The rapid transformation of Amsterdam's urban center during the seventeenth century was a subject of fascination and wonder even to contemporary audiences; as author Jaap Evert Abrahamse remarks in the introduction, period histories of Amsterdam's expansions essentially constitute the first texts in the genre of urban planning literature (23). While the results were widely admired, the complex administrative processes behind the city's reshaping have remained understudied, an oversight now corrected by Abrahamse's rigorous and meticulously organized study.
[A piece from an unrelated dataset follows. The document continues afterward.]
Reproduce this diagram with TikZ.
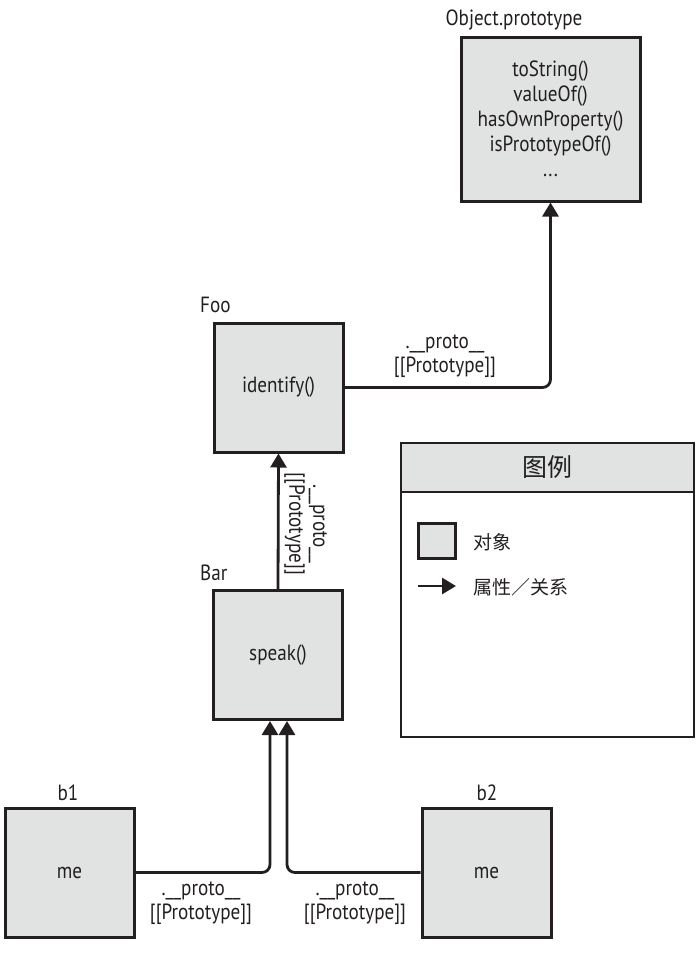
\documentclass[tikz,border=0pt]{standalone}
\usepackage{fontspec}
\setmainfont[FakeStretch=0.87]{PT Sans}
\newfontfamily\cjk{Noto Sans CJK SC}
\usetikzlibrary{arrows.meta}
\definecolor{ink}{HTML}{231F20}
\definecolor{boxfill}{HTML}{E1E3E3}
\newcommand{\protolbl}{.\_\_proto\_\_\\{}[[Prototype]]}
\begin{document}
\begin{tikzpicture}[x=1pt,y=-1pt,
  obj/.style={draw=ink, fill=boxfill, line width=3pt, minimum width=129pt, minimum height=129pt, inner sep=0pt, align=center, text=ink, font=\fontsize{22}{25}\selectfont},
  ttl/.style={text=ink, font=\fontsize{22}{22}\selectfont, inner sep=0pt},
  link/.style={draw=ink, line width=2.8pt, rounded corners=8pt, -{Triangle[width=16pt,length=14pt]}},
  lbl/.style={text=ink, align=center, font=\fontsize{22}{24}\selectfont, inner sep=1pt},
  cjktext/.style={text=ink, inner sep=0pt, font=\cjk\fontsize{19}{22}\selectfont}]
\useasboundingbox (0,0) rectangle (700,959);

% objects
\node[obj, minimum width=179pt, minimum height=164pt] (obj) at (550.5,119)
  {toString()\\valueOf()\\hasOwnProperty()\\isPrototypeOf()\\...};
\node[ttl] (objt) at (514,20) {Object.prototype};

\node[obj] (foo) at (278.5,387.5) {identify()};
\node[ttl, anchor=west] (foot) at (200,305) {Foo};

\node[obj] (bar) at (278,655) {speak()};
\node[ttl, anchor=west] (bart) at (200,573) {Bar};

\node[obj] (b1) at (69.5,872.5) {me};
\node[ttl] (b1t) at (68,793) {b1};

\node[obj] (b2) at (486.5,872.5) {me};
\node[ttl] (b2t) at (487,793) {b2};

% connectors
\draw[link] (foo.east) -| (obj.south);
\node[lbl] (l1) at (445,356) {\protolbl};

\draw[link] (bar.north) -- (foo.south);
\node[lbl, rotate=-90, anchor=south] (l2) at (283,524) {\protolbl};

\coordinate (bin1) at ([xshift=-8pt]bar.south);
\coordinate (bin2) at ([xshift=9pt]bar.south);
\draw[link] (b1.east) -| (bin1);
\draw[link] (b2.west) -| (bin2);
\node[lbl] (l3) at (201,903) {\protolbl};
\node[lbl] (l4) at (355,903) {\protolbl};

% legend
\node[draw=ink, line width=2.8pt, minimum width=293pt, minimum height=294pt, inner sep=0pt] (leg) at (547.5,590) {};
\node[draw=ink, fill=boxfill, line width=2.8pt, minimum width=293pt, minimum height=49pt, inner sep=0pt, anchor=north, text=ink, font=\cjk\fontsize{25}{28}\selectfont] (legh) at (leg.north) {图例};
\node[draw=ink, fill=boxfill, line width=3pt, minimum width=37pt, minimum height=35pt, inner sep=0pt] (legbox) at (436.5,540.5) {};
\node[cjktext, anchor=west] (legboxt) at (473,542) {对象};
\coordinate (la) at (418,586);
\coordinate (lb) at (456,586);
\draw[link] (la) -- (lb);
\node[cjktext, anchor=west] (legarrt) at (473,587) {属性／关系};
\end{tikzpicture}
\end{document}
Nineteenth-century authors presented Amsterdam as a kind of “Gesamtkunstwerk” (27) filled with princely picturesque vistas, a Northern rival to Versailles, thought to have been shaped by the hand of a single genius—variously claimed to be city architect Daniel Stalpaert, national architect Hendrick de Keyser, or one of any number of architects, princes, or military engineers. Later writers argued that the city was less an expression of Baroque artistry than Baroque geometry, linking its rectilinear forms to the idealized mathematical diagrams of model fortresses found in architectural treatises. Twentieth-century historians, including W. B. Peteri and Lucas Jansen, complicated these views with research into the more pragmatic urban problems of traffic and civil engineering, but associations between Amsterdam and lofty visions of an ideal city linger on.
Abrahamse's monograph therefore offers a useful and timely demystification, grounded entirely in the mundane (and highly revealing) evidence of meeting records, rulings and ordinances, treasury notes and budgets, court proceedings, and other documents that comprise the city archives (Stadsarchief Amsterdam). The metropolis that emerges from this trove is far from ideal; instead, as Abrahamse argues, it is “optimal” (22), shaped by trial and error while navigating problems of environment and soil quality, trade, population boom and land ownership, and—crucially—water management. Solutions emerged not from a supreme masterplan but from the “confrontation” (461) between need, desire, and reality. In other words, grand plans were made and then continuously adapted, scaled, or scrapped. Examples are plentiful: the 1610 harbor-digging project whose costs were underestimated and revenues doubly overestimated; an expansion in the Haarlemmerbuurt forced to wait years for a new dike to settle into its marshy bed; the realization that the Jordaan, built on polder land, would require ten locks to connect its new canals to the water levels of the old. Frustrations of city administrators are palpable throughout, and it is from their vantage point that the book's narrative unfolds; other voices enter, but are largely filtered through the recorded perspectives of the city's ruling merchant and burgomaster class.
The book is divided into two halves: the first offers a chronological recounting of the city's major extension projects, with chapters 2 and 3 providing decision-by-decision and brick-by-brick chronicles for the periods between 1600–50 and 1650–1700, respectively. The second half explores three crucial themes in urban planning: land-use policy, traffic, and water management. Chapter 4 delves into the thorny problem of residential versus commercial interests and the gradual emergence of formalized zoning policy, a process which saw the banning of trades considered nuisances from the city's center as well as the figurative and physical displacement of Amsterdam's poor to the margins. Chapter 5 explores the tension between the need for traffic—as an engine of economic activity—and traffic's deleterious effects on social order. Chapter 6 focuses on water management, one of Amsterdam's most visible (and olfactory) problems, which was not solved until the nineteenth century. The latter three chapters, taken together, substantially support Abrahamse's claim that city administration gradually grew better-prepared for public works, and as such Amsterdam's fourth extension—while the least examined—was the most efficiently organized, revealing a powerful turn towards “rational” planning and “urbanism as a discipline” (465).
No detail of Amsterdam's major extensions escapes Abrahamse's aggregation; the result is a lengthy book, at 470 pages. Yet the reader may be left wishing for deeper analysis of the rich material presented. Likewise, Abrahamse presents a wealth of well-selected images—not only period maps and artistic renderings of city views but also seldom-seen administrative documents such as auction maps of new building plots—but provides little additional interpretation. At times, the volume may feel like a long listing of painstakingly compiled minutiae, yet perhaps that is less a failing than an apropos reflection of its subject matter: after all, it was out of such minutiae that “the most meticulously planned city of Europe” (470) arose. For its comprehensiveness and breadth of scope, this work will undoubtedly become an indispensable aid to scholars of Northern European urban, economic, and social history.